The slope of the oblique asymptote as $$x\to+\infty$$ is \begin{aligned} m_{1} & =\lim_{x\to+\infty}\frac{f(x)}{x}\\ & =\lim_{x\to+\infty}\frac{\sqrt{2x^{2}-1}-7x}{x}\\ & =\lim_{x\to+\infty}\frac{\sqrt{x^{2}\left(2-\frac{1}{x^{2}}\right)}-7x}{x}\\ & =\lim_{x\to+\infty}\frac{|x|\sqrt{\left(2-\frac{1}{x^{2}}\right)}-7x}{x}\end{aligned}
Since $$|x|=x$$ when $$x>0$$, we have \begin{aligned} m_{1} & =\lim_{x\to+\infty}\frac{\bcancel{x}\sqrt{\left(2-\frac{1}{x^{2}}\right)}-7\bcancel{x}}{\bcancel{x}}\\ & =\lim_{x\to+\infty}\left(\sqrt{2-\frac{1}{x^{2}}}-7\right)\\ & =\sqrt{2-\lim_{x\to+\infty}\frac{1}{x^{2}}}-7\\ & =\sqrt{2-0}-7\\ & =\sqrt{2}-7\end{aligned}
The $$y$$-intercept of the asymptote is
\begin{aligned} b_{1} & =\lim_{x\to+\infty}[f(x)-(\sqrt{2}-7)x]\\ & =\lim_{x\to+\infty}\left[\left(\sqrt{2x^{2}-1}-7x\right)-(\sqrt{2}-7)x\right]\\ & =\lim_{x\to+\infty}\left[\sqrt{2x^{2}-1}-\sqrt{2}x\right]\end{aligned}
Multiplying and dividing by
the conjugate of $$\sqrt{2x^{2}-1}-\sqrt{2}$$ \begin{aligned} b_{1} & =\lim_{x\to+\infty}\frac{\left(\sqrt{2x^{2}-1}-\sqrt{2}x\right)\left(\sqrt{2x^{2}-1}+\sqrt{2}x\right)}{\left(\sqrt{2x^{2}-1}+\sqrt{2}x\right)}\\ & =\lim_{x\to+\infty}\frac{(2x^{2}-1)-\left(\sqrt{2}x\right)^{2}}{\sqrt{2x^{2}-1}+\sqrt{2}x}\\ & =\lim_{x\to+\infty}\frac{-1}{\sqrt{2x^{2}-1}+\sqrt{2}x}\\ & \overset{\left[\frac{1}{\infty}\right]=0}{=}0.\end{aligned}
Hence, $$y=(\sqrt{2}-7)x+0$$ is the oblique asymptote of $$f(x)$$ as $$x\to+\infty$$.
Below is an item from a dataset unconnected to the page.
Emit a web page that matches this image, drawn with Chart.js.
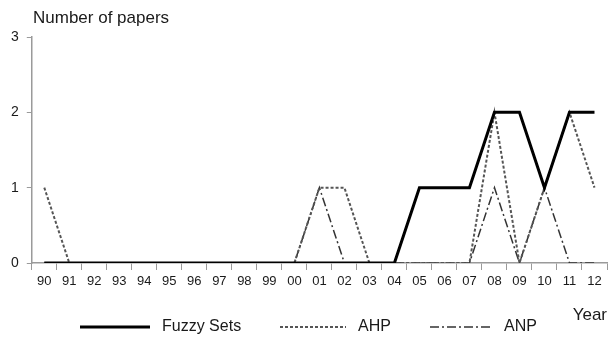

The slope of the oblique asymptote as $$x\to-\infty$$ is obtained similarly: \begin{aligned} m_{2} & =\lim_{x\to-\infty}\frac{f(x)}{x}\\ & =\lim_{x\to-\infty}\frac{\sqrt{2x^{2}-1}-7x}{x}\\ & =\lim_{x\to-\infty}\frac{\sqrt{x^{2}\left(2-\frac{1}{x^{2}}\right)}-7x}{x}\\ & =\lim_{x\to-\infty}\frac{|x|\sqrt{\left(2-\frac{1}{x^{2}}\right)}-7x}{x}\end{aligned}
Since $$|x|=-x$$ when $$x<0$$, we have \begin{aligned} m_{2} & =\lim_{x\to-\infty}\frac{-\bcancel{x}\sqrt{\left(2-\frac{1}{x^{2}}\right)}-7\bcancel{x}}{\bcancel{x}}\\ & =\lim_{x\to-\infty}\left(-\sqrt{2-\frac{1}{x^{2}}}-7\right)\\ & =-\sqrt{2-\lim_{x\to-\infty}\frac{1}{x^{2}}}-7\\ & =\sqrt{2-0}-7\\ & =-\sqrt{2}-7\end{aligned}
In this case, we can show the $$y$$-intercept is also zero. That is, $$y=-(\sqrt{2}+7)x$$ is the oblique asymptote of $$f(x)$$ as $$x\to-\infty$$. The two oblique asymptotes of $$f(x)$$ are shown in Figure 18.